The reprehensive tactics of a few persons, apparently organised to deny the speakers a hearing, were much deplored by those, who, like myself, sought to hear the facts of the case. However, when something like order prevailed and Mr. Steer was granted a hearing. It is not given to many speakers to be able to withstand senseless booing and opposition and then to convince a very large majority of opponents, but, undoubtedly Mr. Steer was on Saturday night one of those exceptional men. I never witnessed a more remarkable instance, had had some of those who did not trouble to vote held up their hands the resolution would certainly be carried by a large majority.

(6) On 26th July 1913, The East Grinstead Observer reported a riot that had taken place in the town three days previously.

The main streets of East Grinstead were disgraced by some extraordinary proceedings on Tuesday evening. The non-militant section of the advocates of securing women’s suffrage had arranged a march and public meeting on its way to the great demonstration in London. The "procession" was not an imposing one. It consisted of about ten ladies who were members of the Suffrage Society. Mrs. Marie Corbett led the way carrying a silken banner bearing the arms of East Grinstead. The reception, which the little band of ladies got, was no means friendly. Yells and hooting greeted them throughout most of the entire march, and they were the targets for occasional pieces of turf, especially when they passed through Queen’s Road. In the High Street they found a crowd of about 1,500 people awaiting them.
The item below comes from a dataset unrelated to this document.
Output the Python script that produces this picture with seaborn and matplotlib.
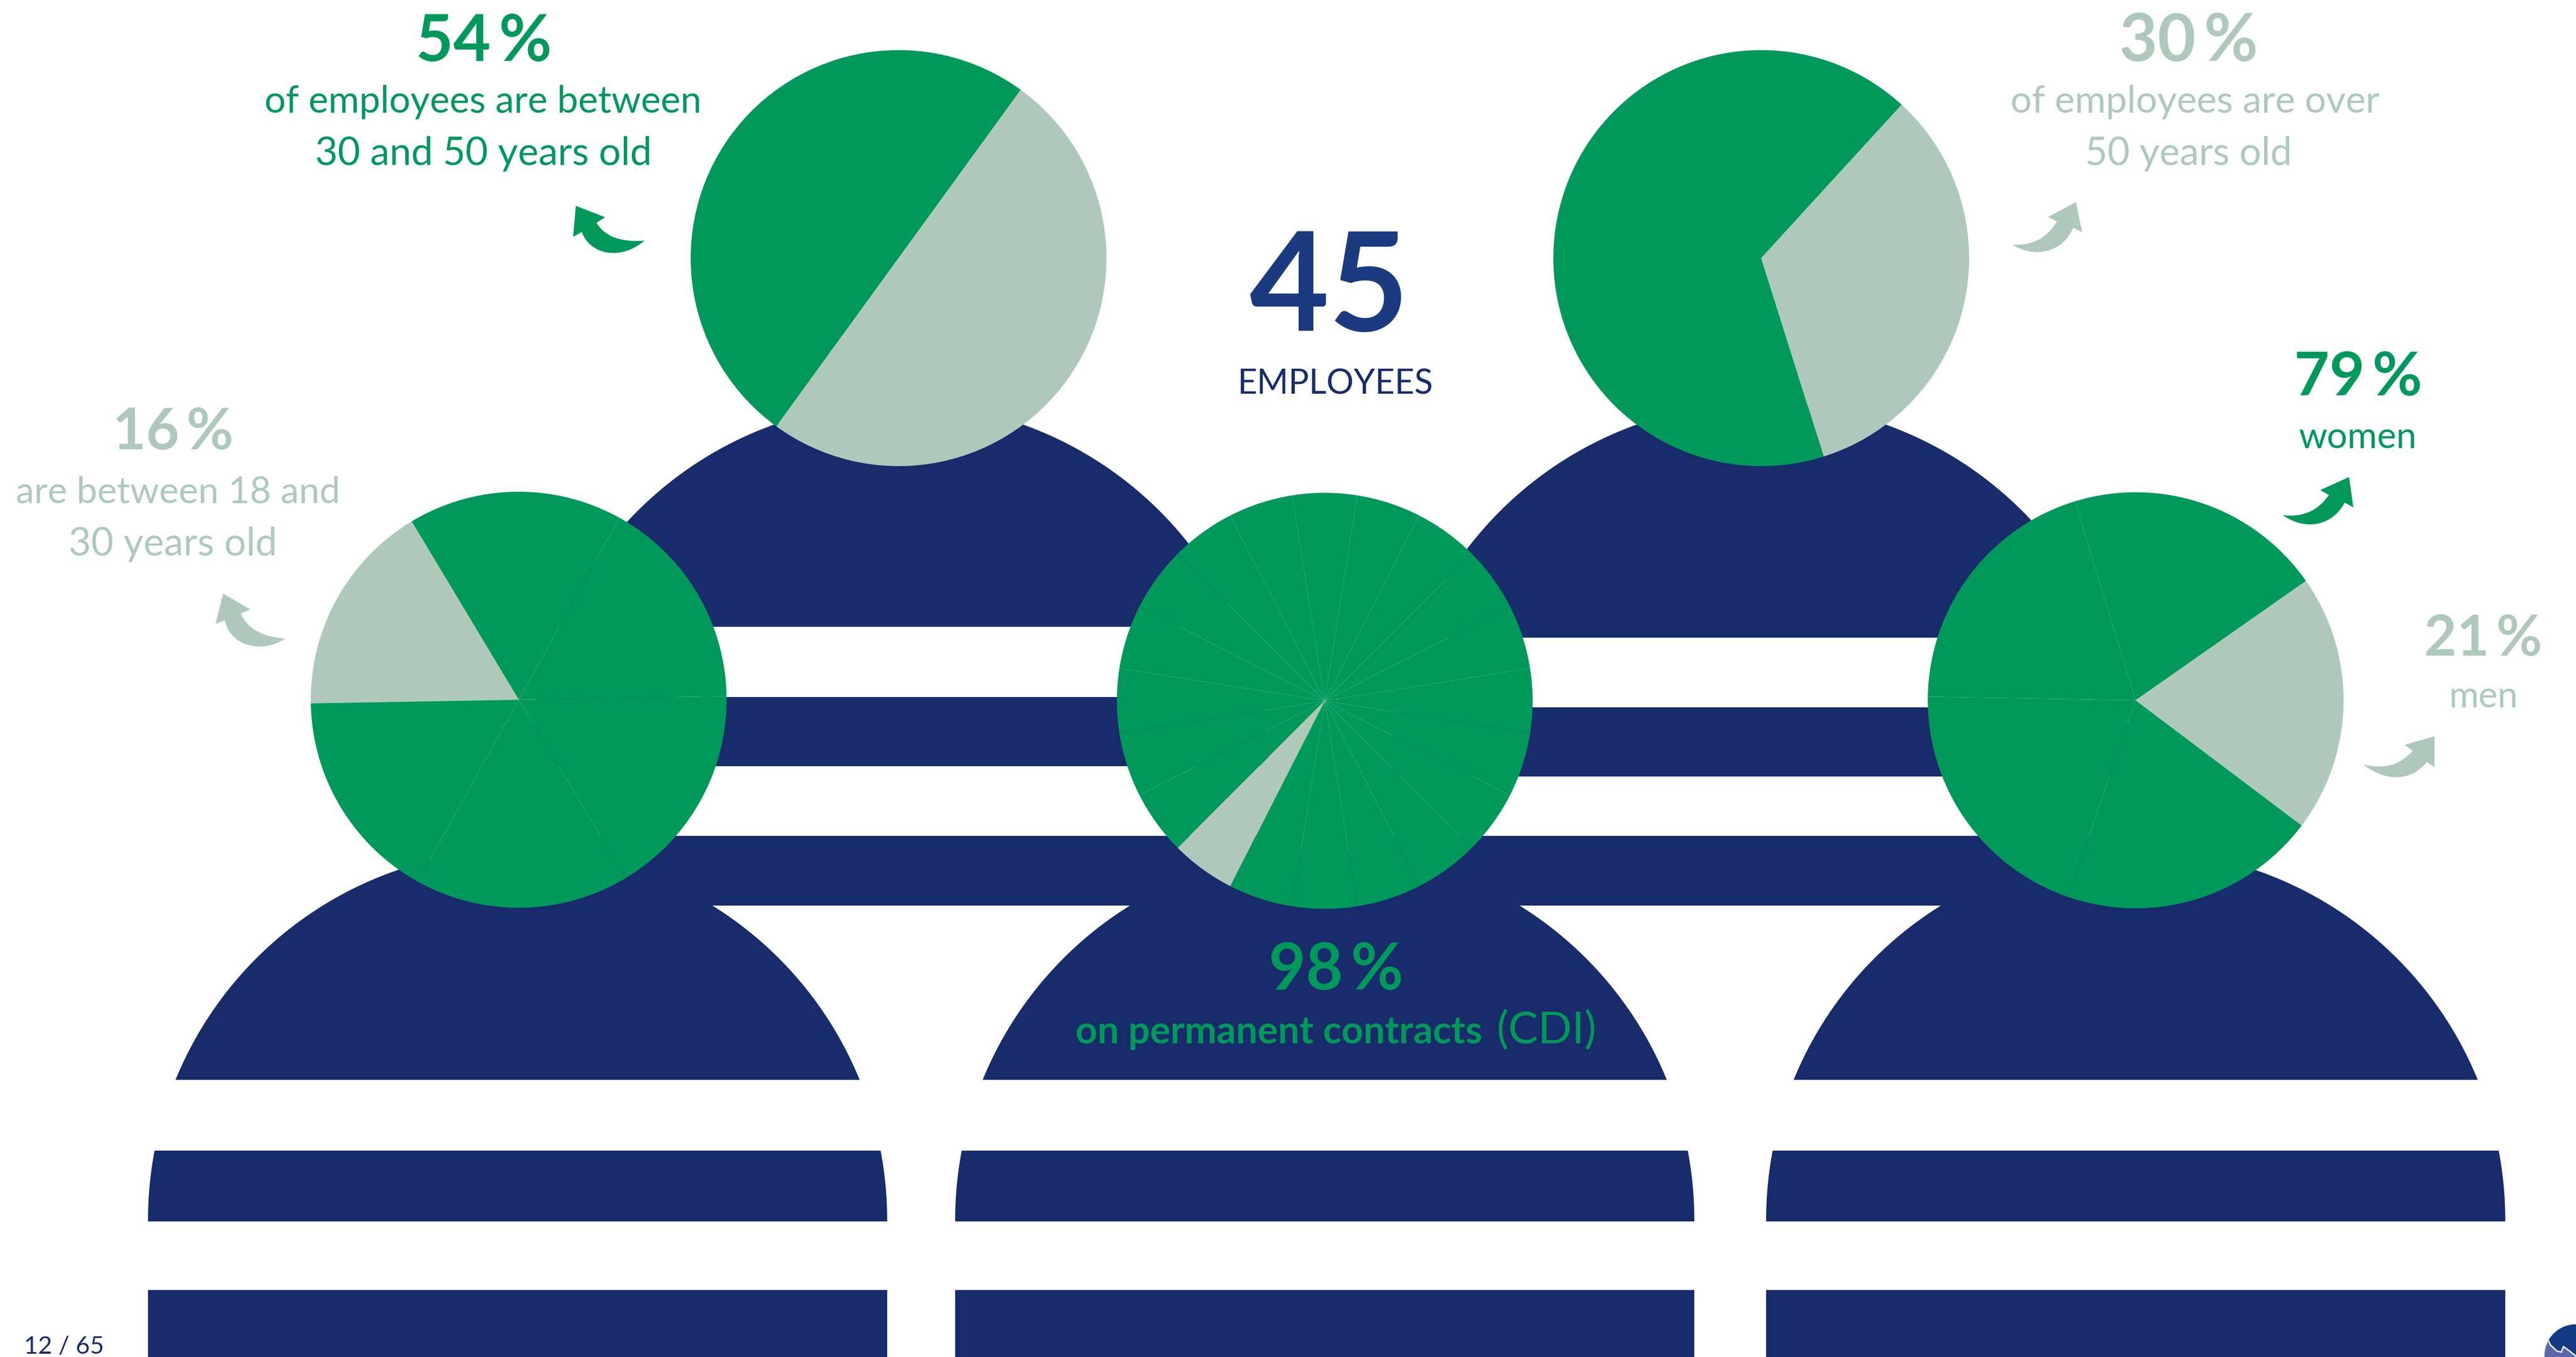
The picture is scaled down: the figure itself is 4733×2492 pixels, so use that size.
import numpy as np
import matplotlib
matplotlib.use("Agg")
import matplotlib.pyplot as plt
from matplotlib.patches import Circle, PathPatch, Polygon
from matplotlib.path import Path
import seaborn as sns

W, H = 4733, 2492

# Headcount slices drawn in each pie, and which slice is highlighted
age_30_50_slices = [1, 1]
age_30_50_light = 1
age_over_50_slices = [2, 1]
age_over_50_light = 1
age_18_30_slices = [1, 1, 1, 1, 1, 1]
age_18_30_light = 2
contract_slices = [1] * 20
contract_light = 12
gender_slices = [1, 1, 1, 1, 1]
gender_light = 4

big_labels = ["54\u2009%", "30\u2009%", "16\u2009%", "79\u2009%", "21\u2009%", "98\u2009%"]
sub_labels = ["of employees are between", "30 and 50 years old",
              "of employees are over", "50 years old",
              "are between 18 and", "30 years old",
              "women", "men"]
headcount = "45"
headcount_label = "EMPLOYEES"
contract_label = "on permanent contracts"
contract_suffix = "(CDI)"
page_label = "12 / 65"

sns.set_theme(style="white")
GREEN, LIGHT, NAVY, BLUE = sns.color_palette(["#00985B", "#AEC9BB", "#182B6B", "#1B3A7F"])
plt.rcParams["font.family"] = ["Lato", "DejaVu Sans"]

fig = plt.figure(figsize=(W / 100, H / 100), dpi=100, facecolor="white")
ax = fig.add_axes([0, 0, 1, 1])
R_HEAD = 382
R_BODY = 679


def Y(y):
    return H - y


def body_band(cx, cy, top, bottom, z):
    """One navy slice of a torso: a circular dome that runs on as straight sides."""
    ys = np.linspace(top, bottom, 240)
    half = np.where(ys < cy, np.sqrt(np.clip(R_BODY**2 - (cy - ys) ** 2, 0, None)), R_BODY)
    pts = np.r_[np.c_[cx - half, Y(ys)], np.c_[cx + half, Y(ys)][::-1]]
    ax.add_patch(Polygon(pts, closed=True, fc=NAVY, ec="none", zorder=z))


def head(values, light, start, cx, cy, z):
    colors = [LIGHT if i == light else GREEN for i in range(len(values))]
    wedges, _ = ax.pie(values, colors=colors, startangle=start, center=(cx, Y(cy)),
                       radius=R_HEAD, counterclock=True,
                       wedgeprops=dict(linewidth=0, edgecolor="none"))
    for w in wedges:
        w.set_zorder(z)


def arrow(pts, color, dx=0, dy=0, rot=0):
    """Curved callout arrow from nine key points, optionally rotated about its tip."""
    p = np.array(pts, float)
    tip = p[0].copy()
    a = np.deg2rad(rot)
    m = np.array([[np.cos(a), -np.sin(a)], [np.sin(a), np.cos(a)]])
    p = (p - tip) @ m.T + tip + [dx, dy]
    p[:, 1] = H - p[:, 1]
    t, b1, n1, c0, tail, c1, c2, n2, b2 = p
    verts = [t, b1, n1, c0, tail, c1, c2, n2, b2, t]
    codes = [Path.MOVETO, Path.LINETO, Path.LINETO, Path.CURVE3, Path.CURVE3,
             Path.CURVE4, Path.CURVE4, Path.CURVE4, Path.LINETO, Path.CLOSEPOLY]
    ax.add_patch(PathPatch(Path(verts, codes), fc=color, ec="none", zorder=8))


renderer = fig.canvas.get_renderer()


def label(s, cx, base, width, color, weight, ha="center", z=9):
    """Baseline-anchored text whose size is chosen to span the given width."""
    t = ax.text(cx, Y(base), s, ha=ha, va="baseline", color=color, fontweight=weight,
                fontsize=50, zorder=z)
    t.set_fontsize(50 * width / t.get_window_extent(renderer).width)
    return t


# Back row
for cx, top_end, bands in [(1651, 1151, [(1280, 1407), (1535, 1663)]),
                           (3236, 1171, [(1299, 1426), (1535, 1663)])]:
    body_band(cx, 1419, 1419 - R_BODY, top_end, 1)
    for a, b in bands:
        body_band(cx, 1419, a, b, 1)
head(age_30_50_slices, age_30_50_light, 54, 1651, 474, 2)
head(age_over_50_slices, age_over_50_light, 47.5, 3236, 474, 2)

# Front row
for cx in (951, 2434, 3924):
    body_band(cx, 2240, 2240 - R_BODY, 1983, 3)
    body_band(cx, 2240, 2113, 2243, 3)
    body_band(cx, 2240, 2369, H + 5, 3)
head(age_18_30_slices, age_18_30_light, 1, 953, 1285, 4)
head(contract_slices, contract_light, 9, 2434, 1287, 4)
head(gender_slices, gender_light, 35, 3924, 1286, 4)

# Callout arrows
arrow_up_left = [(1058, 378), (1112, 399), (1096, 409), (1118, 447), (1184, 442),
                 (1140, 480), (1083, 467), (1069, 426), (1053, 435)]
arrow_up_right = [(4316, 876), (4263, 900), (4279, 909), (4249, 953), (4194, 946),
                  (4237, 976), (4286, 965), (4308, 923), (4324, 932)]
arrow_flat_right = [(4473, 1352), (4418, 1368), (4433, 1379), (4399, 1418), (4342, 1404),
                    (4391, 1441), (4435, 1430), (4459, 1399), (4473, 1409)]
arrow(arrow_up_left, GREEN)
arrow(arrow_up_left, LIGHT, dx=410 - 1058, dy=1090 - 378, rot=9)
arrow(arrow_up_right, GREEN)
arrow(arrow_up_right, LIGHT, dx=3814 - 4316, dy=371 - 876, rot=-4)
arrow(arrow_flat_right, LIGHT)

# Callout text
label(big_labels[0], 889, 112, 250, GREEN, "bold")
label(sub_labels[0], 887, 207, 802, GREEN, "regular")
label(sub_labels[1], 888, 303, 619, GREEN, "regular")
label(big_labels[1], 4021, 112, 255, LIGHT, "bold")
label(sub_labels[2], 4033, 207, 679, LIGHT, "regular")
label(sub_labels[3], 4021, 303, 380, LIGHT, "regular")
label(big_labels[2], 318, 825, 222, LIGHT, "bold")
label(sub_labels[4], 327, 924, 595, LIGHT, "regular")
label(sub_labels[5], 318, 1020, 383, LIGHT, "regular")
label(big_labels[3], 4333, 726, 236, GREEN, "bold")
label(sub_labels[6], 4332, 823, 217, GREEN, "regular")
label(big_labels[4], 4562, 1204, 217, LIGHT, "bold")
label(sub_labels[7], 4563, 1299, 127, LIGHT, "regular")
label(big_labels[5], 2455, 1817, 248, GREEN, "bold")
label(contract_label, 1976, 1916, 749, GREEN, "bold", ha="left")
label(contract_suffix, 2749, 1916, 184, GREEN, "regular", ha="left")
label(headcount, 2442, 608, 294, BLUE, "bold")
label(headcount_label, 2453, 724, 360, NAVY, "regular")
label(page_label, 118, 2486, 147, NAVY, "regular")

# Corner emblem, cut off by the page edge
emblem = Circle((4733, Y(2490)), 58, transform=ax.transData, fc="#5B68A8", ec="none", zorder=9)
ax.add_patch(emblem)
edge = [(4679, 2455), (4686, 2470), (4698, 2481), (4706, 2483), (4710, 2473), (4720, 2480), (4735, 2492)]
xs = [p[0] for p in edge]
ys = [Y(p[1]) for p in edge]
dark = Polygon(np.r_[np.c_[xs, ys], [[4800, Y(2492)], [4800, Y(2400)], [4660, Y(2400)]]],
               closed=True, fc="#123A82", ec="none", zorder=10)
ax.add_patch(dark)
dark.set_clip_path(Circle((4733, Y(2490)), 58, transform=ax.transData))
shine, = ax.plot(xs, ys, color="white", lw=1.8, zorder=11, solid_joinstyle="miter")
shine.set_clip_path(Circle((4733, Y(2490)), 58, transform=ax.transData))

ax.set_xlim(0, W)
ax.set_ylim(0, H)
ax.axis("off")
fig.savefig("out.png", dpi=100, facecolor="white")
Edward Steer had promised to act as chairman, and taking his stand against one of the trees on the slope he began by saying, "Ladies and Gentlemen". This was practically as far as he got with his speech. Immediately there was an outburst of yells and laughter and shouting. Laurence Housman, the famous writer, got no better than Mr. Steer. By this time pieces of turf and a few ripe tomatoes and highly seasoned eggs were flying about, and were not always received by the person they were intended for. The unsavoury odur of eggs was noticeable over a considerable area. Unhappily, Miss Helen Hoare of Charlwood Farm, was struck in the face with a missile and received a cut on the cheek and was taken away for treatment.

Some of the women were invited to take shelter in Mr. Allwork’s house, but as they entered the crowd rushed the doorway and forced themselves into the house. The police arrived and the ladies were taken out the back way and escorted them to the Dorset Arms Hotel, their headquarters, and this was for a long time besieged by a yelling mob…. Mrs. Marie Corbett slipped away and took up a position lower down the High Street on the steps of the drinking fountain. A young clergyman who appealed for fair play was roughly hustled and lost his hat. Mrs. Corbett had began to speak from the fountain steps but the crowd moved down the High Street and broke up her small meeting.